Há quem pense que esta revolução cultural progressista entre os mais jovens, mais propriamente entre os mais qualificados e abastados, não se tem traduzido no reforço das democracias liberais sobretudo porque essa camada jovem tende a afastar-se da política e dos seus representantes. Por conseguinte, nessa perspetiva teríamos por um lado uma base social jovem e qualificada potencialmente defensora da democracia a afastar-se da política e da sua representação e, por outro lado, a aliança liberal, cosmopolita e tecnicamente qualificada terá afastado também largas franjas da população, retirando-lhe bem-estar material, sentido de pertença a uma identidade nacional ou territorial e intensidade de VOZ na representação e defesa dos seus interesses.

Por exemplo, tenho para mim que a maioria absoluta do PS nas últimas eleições, largamente desperdiçada por diferentes razões já analisadas neste blogue, teve na medida do apoio ao transporte público, com preços excecionalmente atrativos de passes intermodais uma das grandes fontes do apoio popular que essa maioria absoluta representou.

Imaginem agora que essa medida revolucionária, socialmente, mas também do ponto de vista da sustentabilidade ambiental e da promoção do transporte público de larga capacidade, teria sido completada com um programa público de habitação de grandes dimensões para resolver a insolvência de procura de classes médias e desfavorecidas e também por um conjunto de medidas impactantes na destreza de resposta do Serviço Nacional de Saúde.

Alguém tem dúvidas que essa simples estratégia retiraria uma larga margem de população eleitora suscetível de ser atraída pela lengalenga da extrema-direita?

Pela minha parte não as tenho e tudo farei para que o PS possa apresentar-se a 10 de março de 2024 com a força dessa simplicidade de objetivos.

Historicamente, a deriva em que os partidos socialistas europeus caíram foi a de responder a essa tendência do eleitorado afastando-se da defesa e do reforço da esfera pública. O New Public Management foi uma dessas derivas, já que rápida e insidiosamente a defesa da melhoria da eficiência na gestão pública deu lugar a uma perda de relevância da esfera pública. Ao ceder alegremente essa relevância da esfera pública, essa tendência abriu caminho à ideia peregrina defendida pelas forças nacionalistas de que o ódio às elites, ao cosmopolitismo, às burocracias públicas e aos técnica e cientificamente qualificados é a forma mais adequada de restabelecer a comunicação com as populações, substituindo essas intermediações pelo justicialismo das redes sociais empolgadas.

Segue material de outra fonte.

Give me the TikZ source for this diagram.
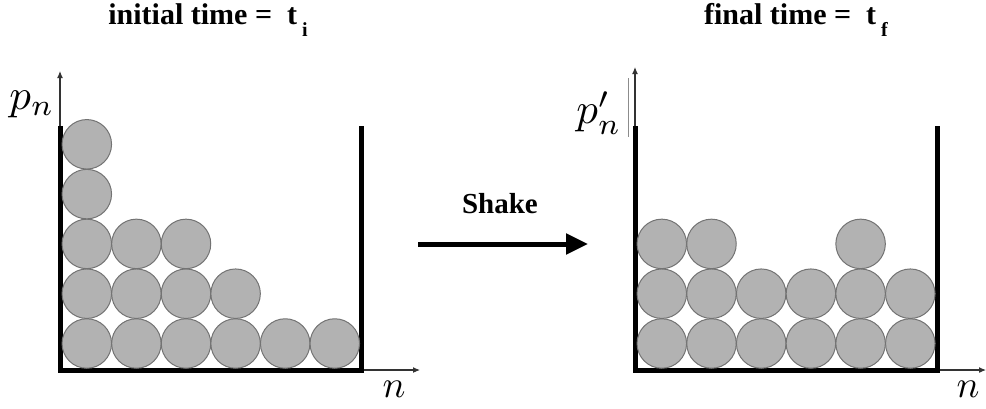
\documentclass[tikz,border=0pt]{standalone}
\usepackage{graphicx}
\usepackage{fontspec}
\setmainfont{Liberation Serif}
\usetikzlibrary{arrows.meta}
\newcommand{\bigmath}[2]{\scalebox{#1}{$#2$}}
\begin{document}
\begin{tikzpicture}[x=1pt,y=-1pt,
  ball/.style={circle,draw=black!55,line width=1pt,fill=black!30,minimum size=49.5pt,inner sep=0pt},
  wall/.style={line width=5pt,line cap=rect},
  axis/.style={line width=1.1pt,draw=black!80,-{Latex[length=7pt,width=6pt]}},
  title/.style={font=\bfseries\fontsize{30}{33}\selectfont,anchor=base},
  mlabel/.style={inner sep=0pt}]
\useasboundingbox (0,0) rectangle (986,408);
% titles
\node[title] (ti) at (208,24) {initial time =\ \ t\raisebox{-0.42em}{\fontsize{20}{22}\selectfont\ i}};
\node[title] (tf) at (796,24) {final time =\ \ t\raisebox{-0.42em}{\fontsize{20}{22}\selectfont\ f}};
% left container axes
\coordinate (lo) at (60,370);
\coordinate (ly) at (60,71);
\coordinate (lbr) at (361,370);
\coordinate (lx) at (420,370);
\draw[axis] (lo) -- (ly);
\draw[axis] (lbr) -- (lx);
\draw[wall] (60,128) -- (lo) -- (lbr) -- (361,128);
\node[mlabel] (pn) at (32,104) {\bigmath{4.3}{p_n}};
\node[mlabel] (nl) at (394,389) {\bigmath{3.8}{n}};
% left balls
\foreach \c/\h in {0/5,1/3,2/3,3/2,4/1,5/1}{
  \foreach \r in {1,...,\h}{
    \node[ball] (L-\c-\r) at ({86.8+49.6*\c},{343.5-49.8*(\r-1)}) {};
  }
}
% right container
\coordinate (ro) at (635,370);
\coordinate (ry) at (635,67);
\coordinate (rbr) at (937,370);
\coordinate (rx) at (986,370);
\draw[axis] (ro) -- (ry);
\draw[axis] (rbr) -- (rx);
\draw[wall] (635,128) -- (ro) -- (rbr) -- (937,128);
\node[mlabel] (pnp) at (599,113) {\bigmath{4.3}{p'_n}};
\draw[black!45,line width=0.8pt] (628,78) -- (628,137);
\node[mlabel] (nr) at (968,389) {\bigmath{3.8}{n}};
\foreach \c/\h in {0/3,1/3,2/2,3/2,4/3,5/2}{
  \foreach \r in {1,...,\h}{
    \node[ball] (R-\c-\r) at ({661.8+49.7*\c},{343.5-49.8*(\r-1)}) {};
  }
}
% shake arrow
\node[font=\bfseries\fontsize{29}{31}\selectfont] (shake) at (500,204) {Shake};
\coordinate (sa) at (418,244);
\coordinate (sb) at (588,244);
\draw[line width=5pt,-{Triangle[length=22pt,width=20pt]}] (sa) -- (sb);
\end{tikzpicture}
\end{document}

Por isso, em meu entender, não basta sermos céticos quanto à utopia tecnoliberal da digitalização (Juan Arnau) e dos senhores dos algoritmos. Com objetivos simples e medidas concretas dirigidas ao bem-estar dos zangados com a democracia e seguidores temporários das tentações nacionalistas e retrógradas, é absolutamente necessário recuperar a ideia que as democracias liberais e abertas ao mundo estarão sempre em melhores condições de proporcionar prosperidade e qualidade de vida do que as sociedades fechadas e resistentes à mudança. Para que esse convencimento seja possível, é fundamental reforçar a esfera pública e não reduzir a sua expressão.

Nunca o tema central deste blogue foi tão importante.

A sua resistência a mais de 12 anos de escrita empenhada tem muito que ver com este princípio.

Boas entradas a todos e que, na medida dos vossos contributos possíveis, 2024 seja menos incerto e indeterminado do que se anuncia.